Mayawati-Congress battle is all over Dalit votesApril 23rd, 2008 - 12:45 pm ICT by admin
By Rajeev Ranjan Roy
New Delhi, April 23 (IANS) She may be the queen of Dalit politics. But Uttar Pradesh Chief Minister Mayawati appears rattled by Congress general secretary Rahul Gandhi’s determined attempts to woo back Dalits who once voted en masse for the country’s oldest party. Mayawati’s threat to withdraw support to the Congress-led United Progressive Alliance (UPA) unless it announces a special economic package for the betterment of the Bundelkand region is a reflection of her fears, say political analysts.
Mayawati’s Bahujan Samaj Party (BSP) has 17 members in the Lok Sabha. The Congress-led UPA enjoys the support of 293 MPs, even without the BSP support, in the house with an official strength of 544 members.
It is immaterial, therefore, whether she supports the Congress-led government or not.
In any case, the BSP is not a constituent of the multi-party UPA. And the consummate politician that Mayawati is, she knows the arithmetic. Still she hits out at her Congress detractors at every opportunity.
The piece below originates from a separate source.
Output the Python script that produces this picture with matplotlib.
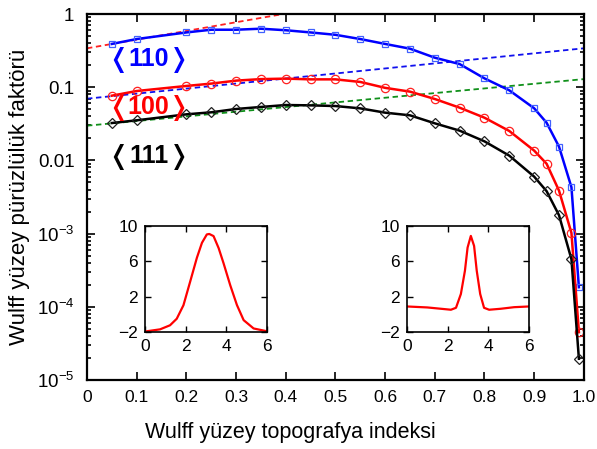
import matplotlib
matplotlib.use('Agg')
import matplotlib.pyplot as plt

plt.rcParams['font.family'] = ['Liberation Sans', 'DejaVu Sans']
plt.rcParams['mathtext.fontset'] = 'custom'
plt.rcParams['mathtext.rm'] = 'Liberation Sans'
plt.rcParams['mathtext.it'] = 'Liberation Sans'

# Main curves: roughness factor vs topography index
x_main = [0.05, 0.1, 0.2, 0.25, 0.3, 0.35, 0.4, 0.45, 0.5, 0.55, 0.6, 0.65,
          0.7, 0.75, 0.8, 0.85, 0.9, 0.925, 0.95, 0.975, 0.99]
y_110 = [0.39, 0.455, 0.56, 0.61, 0.61, 0.63, 0.60, 0.56, 0.52, 0.455, 0.39,
         0.336, 0.253, 0.207, 0.132, 0.0906, 0.0515, 0.0327, 0.0154, 0.0043, 1.85e-4]
y_100 = [0.0766, 0.0887, 0.104, 0.112, 0.123, 0.129, 0.131, 0.128, 0.128, 0.118,
         0.098, 0.087, 0.069, 0.0525, 0.0383, 0.0252, 0.0136, 0.009, 0.00386,
         0.00102, 4.5e-5]
y_111 = [0.0324, 0.0353, 0.0426, 0.0454, 0.0504, 0.0537, 0.0571, 0.0565, 0.0553,
         0.0514, 0.0449, 0.0413, 0.0321, 0.0255, 0.0182, 0.0116, 0.006, 0.0038,
         0.00178, 4.46e-4, 1.95e-5]

# Exponential fit lines (end points)
fit_red_x, fit_red_y = [0.0, 0.395], [0.34, 1.0]
fit_blue_x, fit_blue_y = [0.0, 1.0], [0.0697, 0.34]
fit_green_x, fit_green_y = [0.0, 1.0], [0.0298, 0.129]

# Insets
ins1_x = [0, 0.08, 0.74, 1.23, 1.56, 1.89, 2.22, 2.55, 2.80, 3.04, 3.16,
          3.37, 3.62, 3.86, 4.19, 4.52, 4.85, 5.34, 6.0]
ins1_y = [-1.93, -1.92, -1.7, -1.24, -0.5, 1.03, 3.7, 6.4, 8.1, 9.05, 9.1,
          8.86, 7.5, 5.8, 3.3, 1.05, -0.66, -1.6, -1.92]
ins2_x = [0, 1.0, 1.67, 2.16, 2.41, 2.65, 2.85, 2.98, 3.14, 3.30, 3.43,
          3.60, 3.79, 4.04, 4.61, 5.27, 6.0]
ins2_y = [0.89, 0.78, 0.63, 0.52, 0.74, 2.3, 4.94, 7.56, 8.88, 7.75, 4.94,
          2.3, 0.74, 0.52, 0.63, 0.81, 0.89]

# orientation labels
dirs = ['110', '100', '111']
dir_colors = ['#0000ff', '#ff0000', '#000000']
dir_y = [0.255, 0.057, 0.0122]

xticks = [0, 0.1, 0.2, 0.3, 0.4, 0.5, 0.6, 0.7, 0.8, 0.9, 1.0]
xticklabels = ['0', '0.1', '0.2', '0.3', '0.4', '0.5', '0.6', '0.7', '0.8', '0.9', '1.0']
yticks = [1e-5, 1e-4, 1e-3, 1e-2, 1e-1, 1]
yticklabels = ['$10^{-5}$', '$10^{-4}$', '$10^{-3}$', '0.01', '0.1', '1']

fig = plt.figure(figsize=(5.97, 4.49), dpi=100)
ax = fig.add_axes([0.1457, 0.1537, 0.8323, 0.8151])

dash = (0, (3, 2))
ax.plot(fit_red_x, fit_red_y, color='#ff2020', lw=1.3, linestyle=dash)
ax.plot(fit_blue_x, fit_blue_y, color='#1010ee', lw=1.3, linestyle=dash)
ax.plot(fit_green_x, fit_green_y, color='#10901a', lw=1.3, linestyle=dash)

ax.plot(x_main, y_110, color='#0000ff', lw=1.8, marker='s', ms=5,
        mfc='none', mec='#4060ff', mew=0.9)
ax.plot(x_main, y_100, color='#ff0000', lw=1.8, marker='o', ms=6,
        mfc='none', mec='#ff2020', mew=0.9)
ax.plot(x_main, y_111, color='#000000', lw=1.8, marker='D', ms=5,
        mfc='none', mec='#202020', mew=0.9)

ax.set_yscale('log')
ax.set_xlim(0, 1.0)
ax.set_ylim(1e-5, 1)
ax.set_xticks(xticks)
ax.set_xticklabels(xticklabels)
ax.set_yticks(yticks)
ax.set_yticklabels(yticklabels)
ax.tick_params(which='both', direction='in', top=True, right=True, width=1.2)
ax.tick_params(which='major', length=6)
ax.tick_params(which='minor', length=3)
ax.tick_params(axis='x', labelsize=12.5, pad=7)
ax.tick_params(axis='y', labelsize=13.5, pad=9)
for sp in ax.spines.values():
    sp.set_linewidth(1.6)

ax.set_xlabel('Wulff yüzey topografya indeksi', fontsize=15.5, labelpad=11)
ax.xaxis.set_label_coords(0.41, -0.115)
ax.set_ylabel('Wulff yüzey pürüzlülük faktörü', fontsize=16, labelpad=5)

# digits plus angle brackets on each side
for lab, col, yv in zip(dirs, dir_colors, dir_y):
    kw = dict(xy=(0.124, yv), textcoords='offset points', color=col,
              fontweight='bold', va='baseline')
    ax.annotate(lab, xytext=(0, -6.5), ha='center', fontsize=18, **kw)
    ax.annotate('\u276c', xytext=(-14, -7), ha='right', fontsize=19,
                family='DejaVu Sans', **kw)
    ax.annotate('\u276d', xytext=(14, -7), ha='left', fontsize=19,
                family='DejaVu Sans', **kw)

# Insets
for left, xs, ys in [(0.2429, ins1_x, ins1_y), (0.6817, ins2_x, ins2_y)]:
    ia = fig.add_axes([left, 0.2606, 0.2044, 0.236])
    ia.plot(xs, ys, color='#ff0000', lw=1.6)
    ia.set_xlim(0, 6)
    ia.set_ylim(-2, 10)
    ia.set_xticks([0, 2, 4, 6])
    ia.set_yticks([-2, 2, 6, 10])
    ia.tick_params(direction='in', top=True, right=True, labelsize=12.5,
                   length=4, width=1.0, pad=5)
    for sp in ia.spines.values():
        sp.set_linewidth(1.2)

fig.savefig('out.png', dpi=100)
The reasons are not far to seek.
Mayawati cannot afford any shift in her Dalit votes. She knows that only the Congress can dent her Dalit fortress, which, after two decades, has made her one of the most important political leaders in the country.
As a result, she has increasingly trained her guns against Rahul Gandhi for his aggressive expressions of support for the Dalit community.
With 80 Lok Sabha seats, Uttar Pradesh is for the Congress a key state, a sprawling and populous region where it was once the king of all it surveyed and where it is now only an also ran.
Congress activists admit that the party has been badly battered in the state - notwithstanding the efforts by party chief Sonia Gandhi and her son Rahul Gandhi to galvanise the depleting cadres.
Knowing well that without Uttar Pradesh the road to New Delhi is potholed, the Congress has pressed Rahul Gandhi, its young MP from Amethi, to infuse new blood in the organisation by going back to the Dalits.
Uttar Pradesh is home to 21.1 percent of the country’s total Scheduled Castes population of 166.6 million - or 16.2 percent of India’s total population. West Bengal has 11.1 percent of the Scheduled Castes, followed by Bihar (7.8 percent) and Andhra Pradesh (7.4 percent).
With the Dalits solidly behind her and with the support of Muslims and a section of the upper castes, Mayawati routed everyone in the 2007 Uttar Pradesh assembly elections. A segment of the extremely backward classes (EBCs) also voted for the BSP.
The arithmetical cocktail of Dalits, Muslims and EBCs is solely responsible for Mayawati’s rise and rise in Uttar Pradesh. Since she appears to realise that the BSP cannot replicate the Uttar Pradesh feat in any other state, whoever challenges her authority becomes persona non grata for the firebrand Dalit lady.
In West Bengal, Dalits and Muslims are in big numbers but Mayawati is a political non-entity there. So also is her political status in Bihar, which has 13.7 million Muslims.
Any denting of Dalit votes by the Congress will not just harm her directly but will benefit former chief minister Mulayam Singh Yadav’s Samajwadi Party, which, despite its electoral loss, has more or less maintained its voter base intact.
Yadav’s party polled 25.43 percent votes in the 2007 assembly elections, against 30.43 percent of the BSP. In contrast, the Congress polled just 8.61 percent votes. The Bharatiya Janata Party (BJP) garnered 16.97 percent.
The Congress has realised that it cannot move forward without regaining its lost base. So it is eyeing the mass of Dalits in Uttar Pradesh.
The move is strategic as well — in tune with the widely perceived growing bonhomie between the Congress and the Samajwadi Party.